— start —

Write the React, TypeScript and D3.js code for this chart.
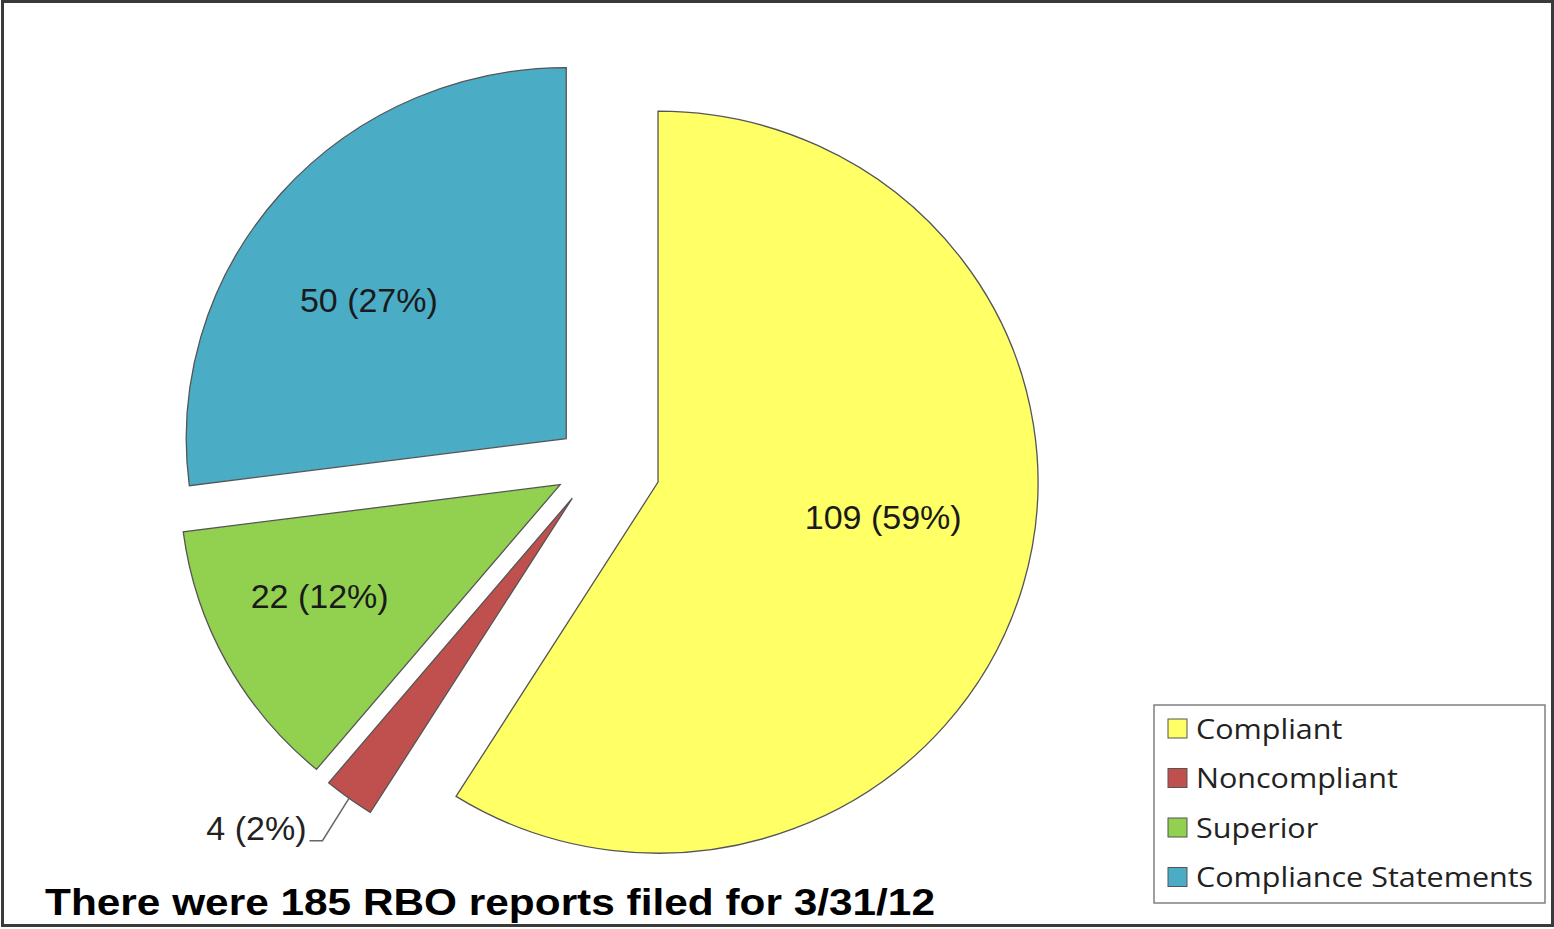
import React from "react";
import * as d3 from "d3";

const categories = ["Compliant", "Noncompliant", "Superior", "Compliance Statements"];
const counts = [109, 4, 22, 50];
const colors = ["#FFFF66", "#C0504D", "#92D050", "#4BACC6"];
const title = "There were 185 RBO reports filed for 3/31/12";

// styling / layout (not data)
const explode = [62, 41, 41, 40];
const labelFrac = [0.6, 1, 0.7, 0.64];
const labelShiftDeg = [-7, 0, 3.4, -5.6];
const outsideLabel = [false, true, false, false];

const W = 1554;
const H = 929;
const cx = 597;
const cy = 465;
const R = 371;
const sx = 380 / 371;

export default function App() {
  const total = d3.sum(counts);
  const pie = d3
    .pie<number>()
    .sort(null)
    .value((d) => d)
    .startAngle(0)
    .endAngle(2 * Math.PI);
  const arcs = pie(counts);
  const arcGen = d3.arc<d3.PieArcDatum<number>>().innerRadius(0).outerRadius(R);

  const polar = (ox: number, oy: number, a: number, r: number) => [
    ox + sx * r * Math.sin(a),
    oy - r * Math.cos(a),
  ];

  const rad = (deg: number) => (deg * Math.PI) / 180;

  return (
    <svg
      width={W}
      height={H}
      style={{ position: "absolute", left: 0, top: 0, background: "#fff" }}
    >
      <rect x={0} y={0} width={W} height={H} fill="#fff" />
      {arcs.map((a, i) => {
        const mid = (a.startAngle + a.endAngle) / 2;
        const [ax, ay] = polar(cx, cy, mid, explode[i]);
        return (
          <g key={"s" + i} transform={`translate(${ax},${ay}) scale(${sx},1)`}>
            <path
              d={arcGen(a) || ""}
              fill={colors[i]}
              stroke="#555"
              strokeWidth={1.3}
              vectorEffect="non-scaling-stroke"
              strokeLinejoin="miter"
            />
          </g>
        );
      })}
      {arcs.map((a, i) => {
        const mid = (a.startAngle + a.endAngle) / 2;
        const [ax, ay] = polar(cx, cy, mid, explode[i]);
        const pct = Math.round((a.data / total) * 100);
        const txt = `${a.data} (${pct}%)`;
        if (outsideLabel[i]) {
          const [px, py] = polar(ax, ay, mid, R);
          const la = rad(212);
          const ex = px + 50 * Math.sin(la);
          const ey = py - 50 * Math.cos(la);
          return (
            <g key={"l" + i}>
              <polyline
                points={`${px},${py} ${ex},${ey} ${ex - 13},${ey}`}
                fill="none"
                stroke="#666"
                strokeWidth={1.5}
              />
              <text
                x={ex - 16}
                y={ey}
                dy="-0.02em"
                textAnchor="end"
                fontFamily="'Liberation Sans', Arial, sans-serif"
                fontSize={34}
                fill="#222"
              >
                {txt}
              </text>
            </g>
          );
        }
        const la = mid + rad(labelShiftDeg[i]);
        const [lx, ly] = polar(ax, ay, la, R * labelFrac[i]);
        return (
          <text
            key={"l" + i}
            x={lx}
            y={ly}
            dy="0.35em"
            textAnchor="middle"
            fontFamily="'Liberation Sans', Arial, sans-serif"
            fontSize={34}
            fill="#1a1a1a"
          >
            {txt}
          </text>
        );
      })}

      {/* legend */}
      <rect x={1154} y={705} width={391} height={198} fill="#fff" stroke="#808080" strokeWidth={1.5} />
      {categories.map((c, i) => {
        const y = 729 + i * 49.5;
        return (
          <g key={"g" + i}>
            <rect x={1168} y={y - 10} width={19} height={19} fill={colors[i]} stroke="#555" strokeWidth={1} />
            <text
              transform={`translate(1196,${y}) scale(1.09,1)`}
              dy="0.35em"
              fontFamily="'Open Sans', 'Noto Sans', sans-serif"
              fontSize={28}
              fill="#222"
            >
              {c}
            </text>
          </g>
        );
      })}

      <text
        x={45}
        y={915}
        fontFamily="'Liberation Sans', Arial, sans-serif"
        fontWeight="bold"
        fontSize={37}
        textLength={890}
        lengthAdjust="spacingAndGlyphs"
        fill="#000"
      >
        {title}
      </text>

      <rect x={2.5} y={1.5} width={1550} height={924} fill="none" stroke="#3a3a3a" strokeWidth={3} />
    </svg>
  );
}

— end —

WHAT YOU ARE ASKED TO DO =
Copy out all the data without changing anything, and drop the pictures.

OUTPUT OF THE TASK =
Write the React, TypeScript and D3.js code for this chart.
import React from "react";
import * as d3 from "d3";

const categories = ["Compliant", "Noncompliant", "Superior", "Compliance Statements"];
const counts = [109, 4, 22, 50];
const colors = ["#FFFF66", "#C0504D", "#92D050", "#4BACC6"];
const title = "There were 185 RBO reports filed for 3/31/12";

// styling / layout (not data)
const explode = [62, 41, 41, 40];
const labelFrac = [0.6, 1, 0.7, 0.64];
const labelShiftDeg = [-7, 0, 3.4, -5.6];
const outsideLabel = [false, true, false, false];

const W = 1554;
const H = 929;
const cx = 597;
const cy = 465;
const R = 371;
const sx = 380 / 371;

export default function App() {
  const total = d3.sum(counts);
  const pie = d3
    .pie<number>()
    .sort(null)
    .value((d) => d)
    .startAngle(0)
    .endAngle(2 * Math.PI);
  const arcs = pie(counts);
  const arcGen = d3.arc<d3.PieArcDatum<number>>().innerRadius(0).outerRadius(R);

  const polar = (ox: number, oy: number, a: number, r: number) => [
    ox + sx * r * Math.sin(a),
    oy - r * Math.cos(a),
  ];

  const rad = (deg: number) => (deg * Math.PI) / 180;

  return (
    <svg
      width={W}
      height={H}
      style={{ position: "absolute", left: 0, top: 0, background: "#fff" }}
    >
      <rect x={0} y={0} width={W} height={H} fill="#fff" />
      {arcs.map((a, i) => {
        const mid = (a.startAngle + a.endAngle) / 2;
        const [ax, ay] = polar(cx, cy, mid, explode[i]);
        return (
          <g key={"s" + i} transform={`translate(${ax},${ay}) scale(${sx},1)`}>
            <path
              d={arcGen(a) || ""}
              fill={colors[i]}
              stroke="#555"
              strokeWidth={1.3}
              vectorEffect="non-scaling-stroke"
              strokeLinejoin="miter"
            />
          </g>
        );
      })}
      {arcs.map((a, i) => {
        const mid = (a.startAngle + a.endAngle) / 2;
        const [ax, ay] = polar(cx, cy, mid, explode[i]);
        const pct = Math.round((a.data / total) * 100);
        const txt = `${a.data} (${pct}%)`;
        if (outsideLabel[i]) {
          const [px, py] = polar(ax, ay, mid, R);
          const la = rad(212);
          const ex = px + 50 * Math.sin(la);
          const ey = py - 50 * Math.cos(la);
          return (
            <g key={"l" + i}>
              <polyline
                points={`${px},${py} ${ex},${ey} ${ex - 13},${ey}`}
                fill="none"
                stroke="#666"
                strokeWidth={1.5}
              />
              <text
                x={ex - 16}
                y={ey}
                dy="-0.02em"
                textAnchor="end"
                fontFamily="'Liberation Sans', Arial, sans-serif"
                fontSize={34}
                fill="#222"
              >
                {txt}
              </text>
            </g>
          );
        }
        const la = mid + rad(labelShiftDeg[i]);
        const [lx, ly] = polar(ax, ay, la, R * labelFrac[i]);
        return (
          <text
            key={"l" + i}
            x={lx}
            y={ly}
            dy="0.35em"
            textAnchor="middle"
            fontFamily="'Liberation Sans', Arial, sans-serif"
            fontSize={34}
            fill="#1a1a1a"
          >
            {txt}
          </text>
        );
      })}

      {/* legend */}
      <rect x={1154} y={705} width={391} height={198} fill="#fff" stroke="#808080" strokeWidth={1.5} />
      {categories.map((c, i) => {
        const y = 729 + i * 49.5;
        return (
          <g key={"g" + i}>
            <rect x={1168} y={y - 10} width={19} height={19} fill={colors[i]} stroke="#555" strokeWidth={1} />
            <text
              transform={`translate(1196,${y}) scale(1.09,1)`}
              dy="0.35em"
              fontFamily="'Open Sans', 'Noto Sans', sans-serif"
              fontSize={28}
              fill="#222"
            >
              {c}
            </text>
          </g>
        );
      })}

      <text
        x={45}
        y={915}
        fontFamily="'Liberation Sans', Arial, sans-serif"
        fontWeight="bold"
        fontSize={37}
        textLength={890}
        lengthAdjust="spacingAndGlyphs"
        fill="#000"
      >
        {title}
      </text>

      <rect x={2.5} y={1.5} width={1550} height={924} fill="none" stroke="#3a3a3a" strokeWidth={3} />
    </svg>
  );
}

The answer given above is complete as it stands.